Food companies sell a “pastoral fantasy” and the image of agrarian America, but the reality is large-scale factory-style production. This is environmentally harmful because industrial systems depend on large inputs of fertilizer, fuel, and feed, and in turn generate significant waste streams. Only a few corporations control the food system by consolidating power across meatpacking, seeds, and processing.
Environmentally, consolidation leads to high-volume production that relies on intensive fertilizer and pesticide use and CAFO (Concentrated Animal Feeding Operation) waste, polluting waterways. A social cost is that consolidation harms the business of small (organic) farmers, which can be addressed through government subsidies in a “farm bill”. Farms overproduce commodity crops, especially corn, which ends up in processed food and animal feed. Corn-heavy agriculture uses a lot of nitrogen fertilizer, increasing the risk of runoff into rivers and ponds. Corn is fed to cows because it is cheap, despite the fact that cows are designed to eat grass by evolution. A high-corn diet in cows can result in acid-resistant E. coli, as well as feedlot and manure buildup with pathogens and contamination, with runoff spreading pollution beyond farms.
Manure and fertilizer runoff can raise ammonia and nitrates, increase turbidity, and reduce dissolved oxygen through eutrophication and decomposition.
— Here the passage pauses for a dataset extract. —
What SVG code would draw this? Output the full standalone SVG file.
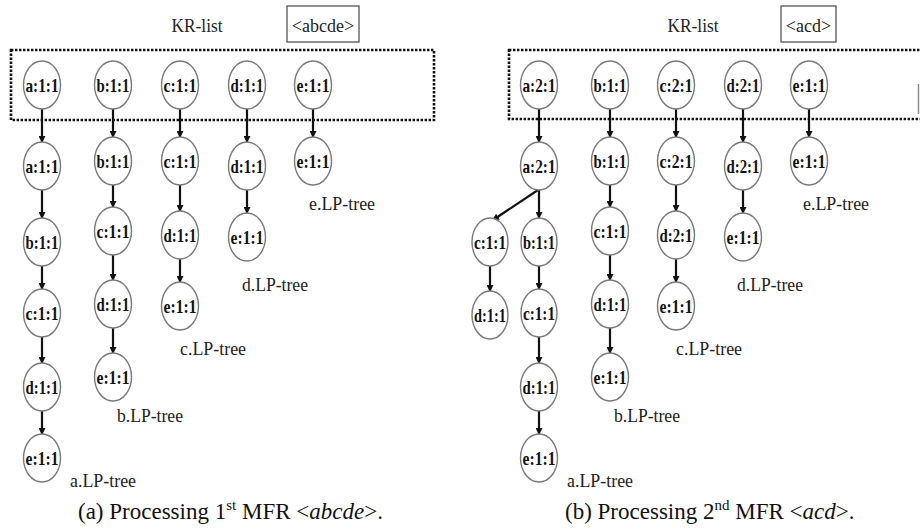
<svg xmlns="http://www.w3.org/2000/svg" width="920" height="531" viewBox="0 0 920 531">
<style>
  .bg{fill:#fff}
  .nd ellipse{fill:#fff;stroke:#7a7a7a;stroke-width:1.4}
  .nd text{font-family:"Liberation Serif","Times New Roman",serif;font-weight:bold;font-size:19px;fill:#111;text-anchor:middle}
  .lbl{font-family:"Liberation Serif","Times New Roman",serif;font-size:19px;fill:#222}
  .ttl{font-family:"Liberation Serif","Times New Roman",serif;font-size:18px;fill:#222;text-anchor:middle}
  .cap{font-family:"Liberation Serif","Times New Roman",serif;font-size:23px;fill:#111}
  .dot{fill:none;stroke:#111;stroke-width:2.6;stroke-dasharray:2.4 1.6}
  .kbox{fill:none;stroke:#555;stroke-width:1.3}
  .cn line{stroke:#111;stroke-width:2.2;marker-end:url(#ah)}
</style>
<defs>
  <marker id="ah" markerUnits="userSpaceOnUse" markerWidth="7" markerHeight="7" refX="6" refY="3.5" orient="auto">
    <path d="M0,0 L7,3.5 L0,7 z" fill="#111"/>
  </marker>
</defs>
<rect class="bg" x="0" y="0" width="920" height="531"/>

<!-- Panel (a) headers -->
<text class="ttl" x="197" y="32" textLength="51" lengthAdjust="spacingAndGlyphs">KR-list</text>
<g id="mfr_a"><rect class="kbox" x="287" y="6" width="72" height="36"/><text class="ttl" x="323" y="32">&lt;abcde&gt;</text></g>
<rect id="krlist_a" class="dot" x="11" y="50" width="423" height="70"/>

<!-- Panel (b) headers -->
<text class="ttl" x="693" y="32" textLength="51" lengthAdjust="spacingAndGlyphs">KR-list</text>
<g id="mfr_b"><rect class="kbox" x="781" y="6" width="55" height="36"/><text class="ttl" x="808.5" y="32">&lt;acd&gt;</text></g>
<rect id="krlist_b" class="dot" x="509" y="50" width="460" height="69"/>
<line x1="918.5" y1="84" x2="918.5" y2="114" stroke="#888" stroke-width="1.4"/>

<!-- connectors -->
<g id="connectors" class="cn">
  <!-- panel a -->
  <line x1="42" y1="109" x2="42" y2="142"/>
  <line x1="42" y1="190" x2="42" y2="218"/>
  <line x1="42" y1="266" x2="42" y2="289"/>
  <line x1="42" y1="337" x2="42" y2="363"/>
  <line x1="42" y1="411" x2="42" y2="434"/>
  <line x1="113" y1="109" x2="113" y2="137"/>
  <line x1="113" y1="185" x2="113" y2="207"/>
  <line x1="113" y1="255" x2="113" y2="280"/>
  <line x1="113" y1="328" x2="113" y2="353"/>
  <line x1="180" y1="109" x2="180" y2="137"/>
  <line x1="180" y1="185" x2="180" y2="211"/>
  <line x1="180" y1="259" x2="180" y2="282"/>
  <line x1="247" y1="109" x2="247" y2="142"/>
  <line x1="247" y1="190" x2="247" y2="213"/>
  <line x1="313" y1="109" x2="313" y2="137"/>
  <!-- panel b -->
  <line x1="539" y1="109" x2="539" y2="142"/>
  <line x1="538" y1="190" x2="493" y2="220"/>
  <line x1="539" y1="190" x2="539" y2="218"/>
  <line x1="490" y1="266" x2="490" y2="291"/>
  <line x1="539" y1="266" x2="539" y2="289"/>
  <line x1="539" y1="337" x2="539" y2="363"/>
  <line x1="539" y1="411" x2="539" y2="434"/>
  <line x1="610" y1="109" x2="610" y2="137"/>
  <line x1="610" y1="185" x2="610" y2="207"/>
  <line x1="610" y1="255" x2="610" y2="280"/>
  <line x1="610" y1="328" x2="610" y2="353"/>
  <line x1="676" y1="109" x2="676" y2="137"/>
  <line x1="676" y1="185" x2="676" y2="211"/>
  <line x1="676" y1="259" x2="676" y2="282"/>
  <line x1="743" y1="109" x2="743" y2="142"/>
  <line x1="743" y1="190" x2="743" y2="213"/>
  <line x1="809" y1="109" x2="809" y2="137"/>
</g>

<!-- panel a nodes -->
<g id="a_kr_a" class="nd"><ellipse cx="42" cy="85" rx="18.5" ry="24"/><text x="42" y="91.5" textLength="33" lengthAdjust="spacingAndGlyphs">a:1:1</text></g>
<g id="a_kr_b" class="nd"><ellipse cx="113" cy="85" rx="18.5" ry="24"/><text x="113" y="91.5" textLength="33" lengthAdjust="spacingAndGlyphs">b:1:1</text></g>
<g id="a_kr_c" class="nd"><ellipse cx="180" cy="85" rx="18.5" ry="24"/><text x="180" y="91.5" textLength="33" lengthAdjust="spacingAndGlyphs">c:1:1</text></g>
<g id="a_kr_d" class="nd"><ellipse cx="247" cy="85" rx="18.5" ry="24"/><text x="247" y="91.5" textLength="33" lengthAdjust="spacingAndGlyphs">d:1:1</text></g>
<g id="a_kr_e" class="nd"><ellipse cx="313" cy="85" rx="18.5" ry="24"/><text x="313" y="91.5" textLength="33" lengthAdjust="spacingAndGlyphs">e:1:1</text></g>

<g id="a_at_a" class="nd"><ellipse cx="42" cy="166" rx="18.5" ry="24"/><text x="42" y="172.5" textLength="33" lengthAdjust="spacingAndGlyphs">a:1:1</text></g>
<g id="a_at_b" class="nd"><ellipse cx="42" cy="242" rx="18.5" ry="24"/><text x="42" y="248.5" textLength="33" lengthAdjust="spacingAndGlyphs">b:1:1</text></g>
<g id="a_at_c" class="nd"><ellipse cx="42" cy="313" rx="18.5" ry="24"/><text x="42" y="319.5" textLength="33" lengthAdjust="spacingAndGlyphs">c:1:1</text></g>
<g id="a_at_d" class="nd"><ellipse cx="42" cy="387" rx="18.5" ry="24"/><text x="42" y="393.5" textLength="33" lengthAdjust="spacingAndGlyphs">d:1:1</text></g>
<g id="a_at_e" class="nd"><ellipse cx="42" cy="458" rx="18.5" ry="24"/><text x="42" y="464.5" textLength="33" lengthAdjust="spacingAndGlyphs">e:1:1</text></g>

<g id="a_bt_b" class="nd"><ellipse cx="113" cy="161" rx="18.5" ry="24"/><text x="113" y="167.5" textLength="33" lengthAdjust="spacingAndGlyphs">b:1:1</text></g>
<g id="a_bt_c" class="nd"><ellipse cx="113" cy="231" rx="18.5" ry="24"/><text x="113" y="237.5" textLength="33" lengthAdjust="spacingAndGlyphs">c:1:1</text></g>
<g id="a_bt_d" class="nd"><ellipse cx="113" cy="304" rx="18.5" ry="24"/><text x="113" y="310.5" textLength="33" lengthAdjust="spacingAndGlyphs">d:1:1</text></g>
<g id="a_bt_e" class="nd"><ellipse cx="113" cy="377" rx="18.5" ry="24"/><text x="113" y="383.5" textLength="33" lengthAdjust="spacingAndGlyphs">e:1:1</text></g>

<g id="a_ct_c" class="nd"><ellipse cx="180" cy="161" rx="18.5" ry="24"/><text x="180" y="167.5" textLength="33" lengthAdjust="spacingAndGlyphs">c:1:1</text></g>
<g id="a_ct_d" class="nd"><ellipse cx="180" cy="235" rx="18.5" ry="24"/><text x="180" y="241.5" textLength="33" lengthAdjust="spacingAndGlyphs">d:1:1</text></g>
<g id="a_ct_e" class="nd"><ellipse cx="180" cy="306" rx="18.5" ry="24"/><text x="180" y="312.5" textLength="33" lengthAdjust="spacingAndGlyphs">e:1:1</text></g>

<g id="a_dt_d" class="nd"><ellipse cx="247" cy="166" rx="18.5" ry="24"/><text x="247" y="172.5" textLength="33" lengthAdjust="spacingAndGlyphs">d:1:1</text></g>
<g id="a_dt_e" class="nd"><ellipse cx="247" cy="237" rx="18.5" ry="24"/><text x="247" y="243.5" textLength="33" lengthAdjust="spacingAndGlyphs">e:1:1</text></g>

<g id="a_et_e" class="nd"><ellipse cx="313" cy="161" rx="18.5" ry="24"/><text x="313" y="167.5" textLength="33" lengthAdjust="spacingAndGlyphs">e:1:1</text></g>

<!-- panel a labels -->
<text class="lbl" x="309" y="210" textLength="66" lengthAdjust="spacingAndGlyphs">e.LP-tree</text>
<text class="lbl" x="242" y="291" textLength="66" lengthAdjust="spacingAndGlyphs">d.LP-tree</text>
<text class="lbl" x="180" y="355" textLength="66" lengthAdjust="spacingAndGlyphs">c.LP-tree</text>
<text class="lbl" x="117" y="422" textLength="66" lengthAdjust="spacingAndGlyphs">b.LP-tree</text>
<text class="lbl" x="70" y="487" textLength="66" lengthAdjust="spacingAndGlyphs">a.LP-tree</text>

<!-- panel b nodes -->
<g id="b_kr_a" class="nd"><ellipse cx="539" cy="85" rx="18.5" ry="24"/><text x="539" y="91.5" textLength="33" lengthAdjust="spacingAndGlyphs">a:2:1</text></g>
<g id="b_kr_b" class="nd"><ellipse cx="610" cy="85" rx="18.5" ry="24"/><text x="610" y="91.5" textLength="33" lengthAdjust="spacingAndGlyphs">b:1:1</text></g>
<g id="b_kr_c" class="nd"><ellipse cx="676" cy="85" rx="18.5" ry="24"/><text x="676" y="91.5" textLength="33" lengthAdjust="spacingAndGlyphs">c:2:1</text></g>
<g id="b_kr_d" class="nd"><ellipse cx="743" cy="85" rx="18.5" ry="24"/><text x="743" y="91.5" textLength="33" lengthAdjust="spacingAndGlyphs">d:2:1</text></g>
<g id="b_kr_e" class="nd"><ellipse cx="809" cy="85" rx="18.5" ry="24"/><text x="809" y="91.5" textLength="33" lengthAdjust="spacingAndGlyphs">e:1:1</text></g>

<g id="b_at_a" class="nd"><ellipse cx="539" cy="166" rx="18.5" ry="24"/><text x="539" y="172.5" textLength="33" lengthAdjust="spacingAndGlyphs">a:2:1</text></g>
<g id="b_at_ac" class="nd"><ellipse cx="490" cy="242" rx="18" ry="24"/><text x="490" y="248.5" textLength="32" lengthAdjust="spacingAndGlyphs">c:1:1</text></g>
<g id="b_at_acd" class="nd"><ellipse cx="490" cy="315" rx="18" ry="24"/><text x="490" y="321.5" textLength="32" lengthAdjust="spacingAndGlyphs">d:1:1</text></g>
<g id="b_at_b" class="nd"><ellipse cx="539" cy="242" rx="18" ry="24"/><text x="539" y="248.5" textLength="32" lengthAdjust="spacingAndGlyphs">b:1:1</text></g>
<g id="b_at_c" class="nd"><ellipse cx="539" cy="313" rx="18" ry="24"/><text x="539" y="319.5" textLength="32" lengthAdjust="spacingAndGlyphs">c:1:1</text></g>
<g id="b_at_d" class="nd"><ellipse cx="539" cy="387" rx="18.5" ry="24"/><text x="539" y="393.5" textLength="33" lengthAdjust="spacingAndGlyphs">d:1:1</text></g>
<g id="b_at_e" class="nd"><ellipse cx="539" cy="458" rx="18.5" ry="24"/><text x="539" y="464.5" textLength="33" lengthAdjust="spacingAndGlyphs">e:1:1</text></g>

<g id="b_bt_b" class="nd"><ellipse cx="610" cy="161" rx="18.5" ry="24"/><text x="610" y="167.5" textLength="33" lengthAdjust="spacingAndGlyphs">b:1:1</text></g>
<g id="b_bt_c" class="nd"><ellipse cx="610" cy="231" rx="18.5" ry="24"/><text x="610" y="237.5" textLength="33" lengthAdjust="spacingAndGlyphs">c:1:1</text></g>
<g id="b_bt_d" class="nd"><ellipse cx="610" cy="304" rx="18.5" ry="24"/><text x="610" y="310.5" textLength="33" lengthAdjust="spacingAndGlyphs">d:1:1</text></g>
<g id="b_bt_e" class="nd"><ellipse cx="610" cy="377" rx="18.5" ry="24"/><text x="610" y="383.5" textLength="33" lengthAdjust="spacingAndGlyphs">e:1:1</text></g>

<g id="b_ct_c" class="nd"><ellipse cx="676" cy="161" rx="18.5" ry="24"/><text x="676" y="167.5" textLength="33" lengthAdjust="spacingAndGlyphs">c:2:1</text></g>
<g id="b_ct_d" class="nd"><ellipse cx="676" cy="235" rx="18.5" ry="24"/><text x="676" y="241.5" textLength="33" lengthAdjust="spacingAndGlyphs">d:2:1</text></g>
<g id="b_ct_e" class="nd"><ellipse cx="676" cy="306" rx="18.5" ry="24"/><text x="676" y="312.5" textLength="33" lengthAdjust="spacingAndGlyphs">e:1:1</text></g>

<g id="b_dt_d" class="nd"><ellipse cx="743" cy="166" rx="18.5" ry="24"/><text x="743" y="172.5" textLength="33" lengthAdjust="spacingAndGlyphs">d:2:1</text></g>
<g id="b_dt_e" class="nd"><ellipse cx="743" cy="237" rx="18.5" ry="24"/><text x="743" y="243.5" textLength="33" lengthAdjust="spacingAndGlyphs">e:1:1</text></g>

<g id="b_et_e" class="nd"><ellipse cx="809" cy="161" rx="18.5" ry="24"/><text x="809" y="167.5" textLength="33" lengthAdjust="spacingAndGlyphs">e:1:1</text></g>

<!-- panel b labels -->
<text class="lbl" x="803" y="210" textLength="66" lengthAdjust="spacingAndGlyphs">e.LP-tree</text>
<text class="lbl" x="737" y="291" textLength="66" lengthAdjust="spacingAndGlyphs">d.LP-tree</text>
<text class="lbl" x="676" y="355" textLength="66" lengthAdjust="spacingAndGlyphs">c.LP-tree</text>
<text class="lbl" x="614" y="422" textLength="66" lengthAdjust="spacingAndGlyphs">b.LP-tree</text>
<text class="lbl" x="567" y="487" textLength="66" lengthAdjust="spacingAndGlyphs">a.LP-tree</text>

<!-- captions -->
<text class="cap" x="78" y="519">(a) Processing 1<tspan font-size="15" dy="-9">st</tspan><tspan dy="9"> MFR &lt;</tspan><tspan font-style="italic">abcde</tspan>&gt;.</text>
<text class="cap" x="565" y="519">(b) Processing 2<tspan font-size="15" dy="-9">nd</tspan><tspan dy="9"> MFR &lt;</tspan><tspan font-style="italic">acd</tspan>&gt;.</text>
</svg>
The documentary film Food, Inc critiques weak oversight and industry deception, advocating that consumers not be kept in the dark. This ties to environmental protection because stronger monitoring and government regulation are much needed to affect runoff rules and waste management.
Hearing the story about Kevin, a two-year-old boy who passed away from severe foodborne illness, set in the realities about how human’s actions are cycling back to the human itself, and to the least deserving as well. The film also made me feel unsettled because it showed how disconnected consumers are behind the real conditions of supermarket food.
As I learned about the process of raising grass and food for the cattle to raising the cattle itself, as well as how workers are treated throughout this process, the film challenged my thinking about “cheap food.” Low prices usually mean convenience for the consumer, but they do not hide the true externalities or the true costs. They show up as environmental damage, public health risks, and unfair impacts on farmers and workers.
The film shows how large-scale meat industries and CAFOs rely on fertilizers and generate large amounts of manure. When that runoff enters waterways, it can cause eutrophication followed by algae blooms and decomposition of the algae which increases biodiversity and lowers dissolved oxygen loss. This hurts aquatic organisms such as sensitive species of macroinvertebrate. In summary, this documentary illustrates the environmental consequences of modern agriculture, such as the resistant bacteria that develops in humans, nutrient pollution, and immense water quality issues.